(Stored records)
========================================

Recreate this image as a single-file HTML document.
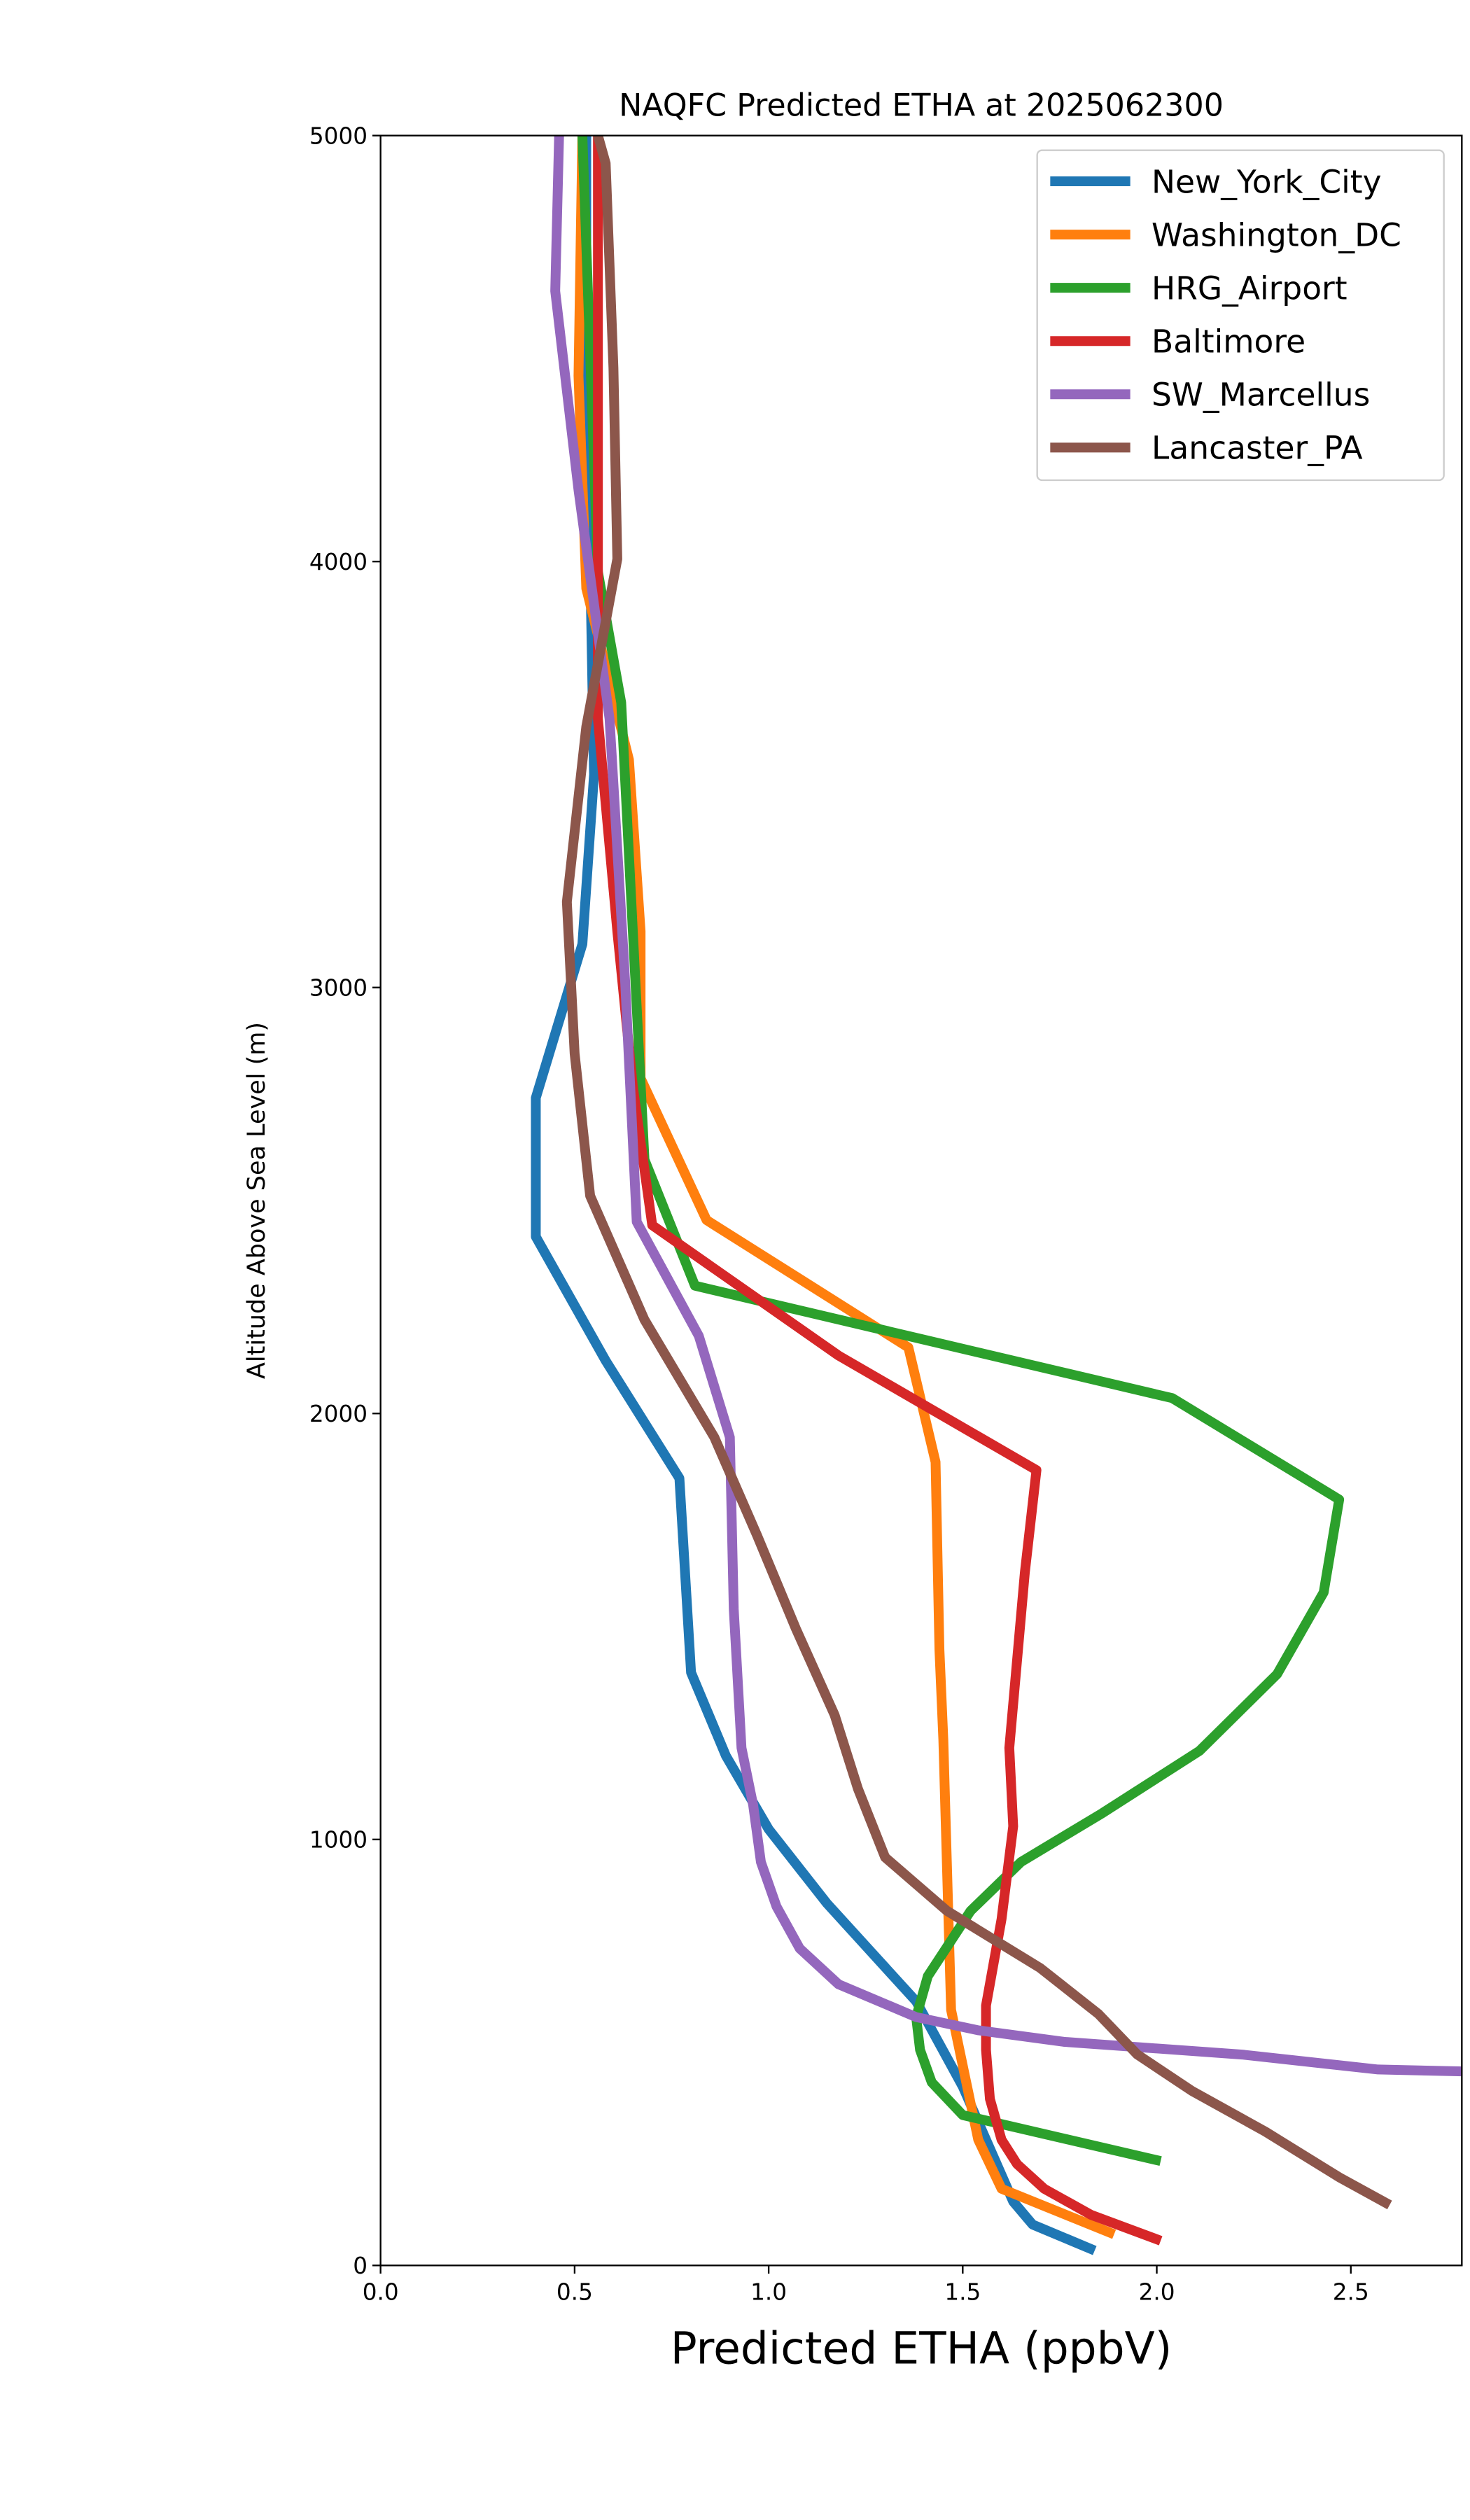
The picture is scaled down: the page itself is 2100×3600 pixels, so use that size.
<!DOCTYPE html>
<html><head><meta charset="utf-8"><style>
html,body{margin:0;padding:0;background:#fff;}
svg{display:block;font-family:"DejaVu Sans","Liberation Sans",sans-serif;}
</style></head><body>
<svg id="chart" width="2100" height="3600" viewBox="0 0 900 1542.857" xmlns="http://www.w3.org/2000/svg">
<rect width="900" height="1543" fill="#fff"/>
<g id="plot"></g>
</svg>
<script>
const seriesNames = ["New_York_City","Washington_DC","HRG_Airport","Baltimore","SW_Marcellus","Lancaster_PA"];
const seriesColors = ["#1f77b4","#ff7f0e","#2ca02c","#d62728","#9467bd","#8c564b"];
const nycX = [1.84,1.68,1.63,1.5,1.38,1.15,1.0,0.89,0.80,0.77,0.58,0.40,0.40,0.52,0.55,0.54,0.53,0.53];
const nycY = [35,96,150,420,620,850,1024,1196,1392,1848,2124,2415,2741,3102,3500,4000,4500,5000];
const dcX = [1.89,1.60,1.54,1.47,1.45,1.44,1.43,1.36,0.84,0.67,0.67,0.64,0.53,0.51,0.52];
const dcY = [73,180,295,600,1235,1445,1886,2155,2454,2787,3132,3535,3937,4436,5000];
const hrgX = [2.01,1.50,1.42,1.39,1.38,1.41,1.52,1.65,1.86,2.11,2.31,2.43,2.47,2.04,0.81,0.68,0.62,0.56,0.52];
const hrgY = [245,353,430,506,583,679,832,947,1062,1208,1388,1580,1798,2036,2300,2596,3669,3976,5000];
const balX = [2.01,1.83,1.71,1.64,1.60,1.57,1.56,1.56,1.60,1.63,1.62,1.66,1.69,1.18,0.70,0.65,0.61,0.56,0.56,0.56];
const balY = [58,119,180,238,295,391,506,610,813,1031,1215,1626,1867,2136,2442,2768,3132,3631,4436,5000];
const swmX = [2.95,2.57,2.22,1.76,1.54,1.38,1.18,1.08,1.02,0.98,0.96,0.93,0.91,0.90,0.82,0.66,0.63,0.59,0.51,0.45,0.46];
const swmY = [452,460,495,525,552,583,660,744,843,947,1081,1215,1541,1944,2182,2450,3017,3631,4168,4635,5000];
const lanX = [2.60,2.47,2.28,2.09,1.95,1.85,1.70,1.46,1.30,1.23,1.17,1.07,0.97,0.86,0.68,0.54,0.50,0.48,0.53,0.61,0.60,0.58,0.56];
const lanY = [142,207,314,410,495,590,698,832,958,1119,1292,1495,1714,1944,2220,2511,2845,3201,3612,4006,4455,4935,5000];
const xTicks = [0,0.5,1.0,1.5,2.0,2.5];
const xTickLabels = ["0.0","0.5","1.0","1.5","2.0","2.5"];
const yTicks = [0,1000,2000,3000,4000,5000];
const yTickLabels = ["0","1000","2000","3000","4000","5000"];
const allX = [nycX,dcX,hrgX,balX,swmX,lanX];
const allY = [nycY,dcY,hrgY,balY,swmY,lanY];

const L=233,R=895,T=83,B=1387, XMAX=2.786, YMAX=5000;
const sx = v => L + v/XMAX*(R-L);
const sy = v => B - v/YMAX*(B-T);
const NS="http://www.w3.org/2000/svg";
const g=document.getElementById('plot');
function mk(tag,attrs,parent){const e=document.createElementNS(NS,tag);for(const k in attrs)e.setAttribute(k,attrs[k]);(parent||g).appendChild(e);return e;}

const defs=mk('defs',{});
const cp=mk('clipPath',{id:'clip'},defs);
mk('rect',{x:L,y:T,width:R-L,height:B-T},cp);
const lines=mk('g',{'clip-path':'url(#clip)'});
for(let i=0;i<seriesNames.length;i++){
  const pts=allX[i].map((x,j)=>sx(x).toFixed(2)+','+sy(allY[i][j]).toFixed(2)).join(' ');
  const pl=mk('polyline',{points:pts,fill:'none',stroke:seriesColors[i],'stroke-width':6,'stroke-linejoin':'round','stroke-linecap':'butt'},lines);
  
  
}
const frame=mk('rect',{x:L,y:T,width:R-L,height:B-T,fill:'none',stroke:'#000','stroke-width':1});



xTicks.forEach((v,i)=>{
  const x=sx(v);
  mk('line',{x1:x,y1:B,x2:x,y2:B+5,stroke:'#000','stroke-width':1});
  const t=mk('text',{x:x,y:B+21,'font-size':14,'text-anchor':'middle',fill:'#000'});
  t.textContent=xTickLabels[i];
  
  
});
yTicks.forEach((v,i)=>{
  const y=sy(v);
  mk('line',{x1:L-5,y1:y,x2:L,y2:y,stroke:'#000','stroke-width':1});
  const t=mk('text',{x:L-8,y:y+5,'font-size':14,'text-anchor':'end',fill:'#000'});
  t.textContent=yTickLabels[i];
  
  
});
let t=mk('text',{x:(L+R)/2-0,y:71,'font-size':19,'text-anchor':'middle',fill:'#000'});
t.textContent='NAQFC Predicted ETHA at 2025062300';


t=mk('text',{x:564,y:1447,'font-size':27,'text-anchor':'middle',fill:'#000'});
t.textContent='Predicted ETHA (ppbV)';


t=mk('text',{x:0,y:0,'font-size':15,'text-anchor':'middle',fill:'#000',transform:'translate(162,735) rotate(-90)'});
t.textContent='Altitude Above Sea Level (m)';



const lg=mk('g',{});


mk('rect',{x:635,y:92,width:249,height:202,rx:3,fill:'#fff','fill-opacity':0.8,stroke:'#ccc','stroke-width':1},lg);
seriesNames.forEach((n,i)=>{
  const y=111+i*32.6;
  const e=mk('g',{},lg);
  
  
  mk('line',{x1:643,y1:y,x2:692,y2:y,stroke:seriesColors[i],'stroke-width':6},e);
  const tx=mk('text',{x:705,y:y+7,'font-size':19.5,fill:'#000'},e);
  tx.textContent=n;
});
</script>
</body></html>
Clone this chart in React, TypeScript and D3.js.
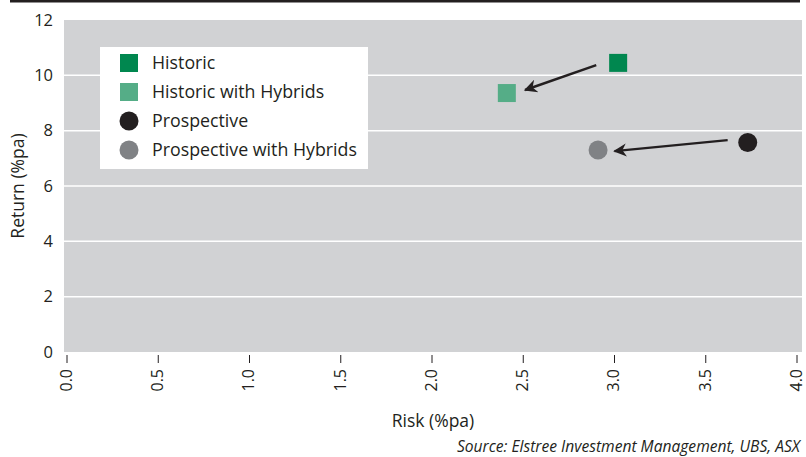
import React from 'react';
import * as d3 from 'd3';

// Series: [risk, return]
const seriesNames = ['Historic', 'Historic with Hybrids', 'Prospective', 'Prospective with Hybrids'];
const seriesShapes = ['square', 'square', 'circle', 'circle'];
const seriesColors = ['#00874f', '#55ad87', '#231f20', '#808285'];
const riskValues = [3.02, 2.41, 3.73, 2.91];
const returnValues = [10.45, 9.36, 7.57, 7.3];

// arrows: from -> to, in data units
const arrowFrom = [[2.9, 10.37], [3.62, 7.66]];
const arrowTo = [[2.51, 9.47], [3.0, 7.26]];

const xTicks = [0, 0.5, 1.0, 1.5, 2.0, 2.5, 3.0, 3.5, 4.0];
const yTicks = [0, 2, 4, 6, 8, 10, 12];

const W = 806;
const H = 457;
const font = '"Open Sans", "Noto Sans", sans-serif';
const ink = '#231f20';

const App: React.FC = () => {
    const x = d3.scaleLinear().domain([0, 4]).range([67, 797]);
    const y = d3.scaleLinear().domain([0, 12]).range([352, 20]);

    const plotLeft = 64;
    const plotRight = 802;

    return (
        <svg width={W} height={H} style={{ position: 'absolute', left: 0, top: 0, background: '#fff' }}>
            <defs>
                <marker id="arrowhead" viewBox="0 0 10 10" refX="9" refY="5" markerWidth="7.5" markerHeight="5.5"
                    markerUnits="strokeWidth" orient="auto">
                    <path d="M0,0 L10,5 L0,10 L3,5 Z" fill={ink} />
                </marker>
            </defs>

            {/* top rule */}
            <line x1={10} x2={800} y1={1.2} y2={1.2} stroke={ink} strokeWidth={2.4} />

            {/* plot background */}
            <rect x={plotLeft} y={y(12)} width={plotRight - plotLeft} height={y(0) - y(12)} fill="#d1d2d4" />

            {/* gridlines */}
            {yTicks.filter(t => t > 0 && t < 12).map(t => (
                <line key={t} x1={plotLeft} x2={plotRight} y1={y(t)} y2={y(t)} stroke="#fff" strokeWidth={1.5} />
            ))}

            {/* y tick labels */}
            {yTicks.map(t => (
                <text key={t} x={53} y={y(t)} dy="0.35em" textAnchor="end" fontFamily={font} fontSize={16.5} fill={ink}>
                    {t}
                </text>
            ))}

            {/* x ticks + labels */}
            {xTicks.map(t => (
                <g key={t} transform={`translate(${x(t)},0)`}>
                    <line x1={0} x2={0} y1={355} y2={363} stroke={ink} strokeWidth={1} />
                    <text transform="translate(0,369) rotate(-90)" dy="0.3em" textAnchor="end"
                        fontFamily={font} fontSize={16} fill={ink}>
                        {d3.format('.1f')(t)}
                    </text>
                </g>
            ))}

            {/* axis titles */}
            <text transform={`translate(18,${(y(0) + y(12)) / 2}) rotate(-90)`} dy="0.35em" textAnchor="middle"
                fontFamily={font} fontSize={17.5} fill={ink}>
                Return (%pa)
            </text>
            <text x={433} y={421} dy="0.35em" textAnchor="middle" fontFamily={font} fontSize={17.5} fill={ink}>
                Risk (%pa)
            </text>
            <text x={800} y={447} dy="0.35em" textAnchor="end" fontFamily={font} fontSize={15.6} fontStyle="italic" fill={ink}>
                Source: Elstree Investment Management, UBS, ASX
            </text>

            {/* arrows */}
            {arrowFrom.map((a, i) => (
                <line key={i} x1={x(a[0])} y1={y(a[1])} x2={x(arrowTo[i][0])} y2={y(arrowTo[i][1])}
                    stroke={ink} strokeWidth={2.4} markerEnd="url(#arrowhead)" />
            ))}

            {/* points */}
            {seriesNames.map((n, i) => seriesShapes[i] === 'square' ? (
                <rect key={n} x={x(riskValues[i]) - 9} y={y(returnValues[i]) - 9} width={18} height={18} fill={seriesColors[i]} />
            ) : (
                <circle key={n} cx={x(riskValues[i])} cy={y(returnValues[i])} r={9.5} fill={seriesColors[i]} />
            ))}

            {/* legend */}
            <rect x={100} y={47} width={268} height={122} fill="#fff" />
            {seriesNames.map((n, i) => {
                const cy = 63 + i * 29;
                return (
                    <g key={n}>
                        {seriesShapes[i] === 'square'
                            ? <rect x={120} y={cy - 9} width={18} height={18} fill={seriesColors[i]} />
                            : <circle cx={129} cy={cy} r={9.5} fill={seriesColors[i]} />}
                        <text x={152} y={cy} dy="0.35em" fontFamily={font} fontSize={17.8} fill={ink}>{n}</text>
                    </g>
                );
            })}
        </svg>
    );
};

export default App;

========================================

Spot every line that holds "chart" and copy it.

<svg id="chart" width="2100" height="3600" viewBox="0 0 900 1542.857" xmlns="http://www.w3.org/2000/svg">
Clone this chart in React, TypeScript and D3.js.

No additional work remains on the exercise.